À lire : Nancy Cunard par François Buot

Nancy Cunard par François Buot

Catégorie : Biographie Éditeur : Pauvert ISBN : 9782720215254 Posté le par Liesel

Nancy Cunard par François Buot


Avec ses origines aristocratiques anglo-américaines, sa réputation de fêtarde déjantée des Années Folles, sa collection de 486 bracelets africains, celle, un peu plus petite tout de même d’amants noirs - musiciens américains ou intellectuels antillais et africains – l’héroïne de cette abondante biographie a tout pour passer pour une snob foldingue et égocentrique.

C’est d’ailleurs ainsi que la juge Arthur Koestler quand il la croise à Madrid en 1936. Elle y est pourtant grand reporter pour le “Manchester Guardian” et l’Associated Negro Press et fait preuve d’une vraie lucidité qui manqua à nombre de ses contemporains quand elle écrit, par exemple : “Pour tout intellectuel honnête, il est impossible d’être profasciste, et ce serait dégénérer que de se déclarer partisan de Franco, assassin des peuples arabes et espagnols.”

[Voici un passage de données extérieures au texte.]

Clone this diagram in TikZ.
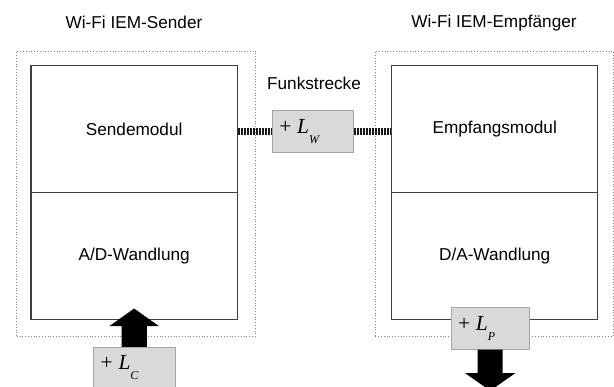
\documentclass[tikz,border=0pt]{standalone}
\usepackage{fontspec}
\setmainfont{Liberation Sans}
\newfontfamily\tnr{Liberation Serif}
\usetikzlibrary{calc}
\definecolor{boxc}{HTML}{404040}
\definecolor{dotc}{HTML}{7F7F7F}
\definecolor{lfill}{HTML}{D9D9D9}
\definecolor{ledge}{HTML}{A6A6A6}
\newcommand{\lossl}[1]{{\tnr\fontsize{21.5}{21.5}\selectfont + \textit{L}\raisebox{-10pt}{\fontsize{12}{12}\selectfont\textit{#1}}}}
\begin{document}
\begin{tikzpicture}[x=1pt,y=-1pt,
  every node/.style={font=\fontsize{17.2}{20}\selectfont},
  outerbox/.style={draw=dotc, dotted, line width=0.8pt, minimum width=239pt, minimum height=285pt, inner sep=0pt},
  mod/.style={draw=boxc, line width=1.2pt, minimum width=206.3pt, minimum height=127pt, inner sep=0pt},
  lbox/.style={draw=ledge, fill=lfill, line width=0.8pt, inner xsep=7pt, inner ysep=0pt, text width=67pt, align=left, minimum height=41.5pt},
  radio/.style={draw=black!90, line width=6.4pt, dash pattern=on 2pt off 1pt},
  blockarrow/.style={fill=black}]
\useasboundingbox (0,0) rectangle (614,387);
% outer dotted frames
\node[outerbox] (sender) at (136.2,193.5) {};
\node[outerbox, minimum width=237.7pt] (empf) at (494.15,193.5) {};
% titles
\node (t1) at (134,22.7) {Wi-Fi IEM-Sender};
\node (t2) at (494,22.7) {Wi-Fi IEM-Empfänger};
\node (funk) at (314,83) {Funkstrecke};
% modules
\node[mod] (send) at (134.15,129.2) {Sendemodul};
\node[mod] (ad) at (134.15,256.35) {A/D-Wandlung};
\node[mod] (emp) at (494.7,129.2) {Empfangsmodul};
\node[mod] (da) at (494.7,256.35) {D/A-Wandlung};
% loss boxes
\node[lbox] (LW) at (312.8,131.5) {\lossl{W}};
\node[lbox, minimum width=81.7pt] (LC) at (134.15,368) {\lossl{C}};
\node[lbox, text width=64.3pt] (LP) at (490.2,328.5) {\lossl{P}};
% radio link
\draw[radio] (LW.west -| send.east) -- (LW.west);
\draw[radio] (LW.east) -- (LW.east -| emp.west);
% block arrows
\fill[blockarrow, shift={(LC.north)}] (-12.6,0) -- (-12.6,-20.6) -- (-25,-20.6) -- (0,-38.3) -- (25,-20.6) -- (12.6,-20.6) -- (12.6,0) -- cycle;
\fill[blockarrow, shift={(LP.south)}] (-12.5,0) -- (-12.5,23.4) -- (-25.2,23.4) -- (0,41.1) -- (25.2,23.4) -- (12.5,23.4) -- (12.5,0) -- cycle;
\end{tikzpicture}
\end{document}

Nancy s’indigne aussi au passage de l’ambiance coloniale qui règne au Maroc, organise une projection privée de “Potemkine” à Londres comme elle l’a fait déjà pour “l’Age d’or” de Bunuel, après les Noailles à Paris. Elle est l’amie de Beckett, Crevel, Tzara, Neruda, du sulfureux Ezra Pound. Indépendante et souvent capricieuse dans sa vie privée, cette grande bourgeoise lucide qui jamais n’adhèrera à aucun parti politique choisit, dès le milieu de sa vie, le parti des opprimés. Une ligne de conduite intellectuelle tenue dans ses engagements d’écrivaine et d’éditrice.

Sa “Negro, an anthology”, sorte d’encyclopédie de la négritude parue en 1934, reste une référence en la matière, avec, entre autres, des notices rédigées par les jeunes nationalistes africains que sont alors le Libérien Ben Azikiwe et Kenyatta le Kenyan. C’est elle, aussi, qui inspira cet impressionnant hommage amoureux à Aragon : “La proximité des amants permet tout langage, tout devient langage dans une telle harmonie. Un homme alors se dissout, il n’a plus de vie propre.

Il est envahi par une femme comme par un parfum. Peu à peu, cette femme s’identifie à ses pensées les moins distinctes. Il porte en lui comme un écho d’elle. Chaque fois que le silence se reforme autour de lui, il sent qu’y transparaît une présence. Elle ne laisse plus de blanc dans sa vie.”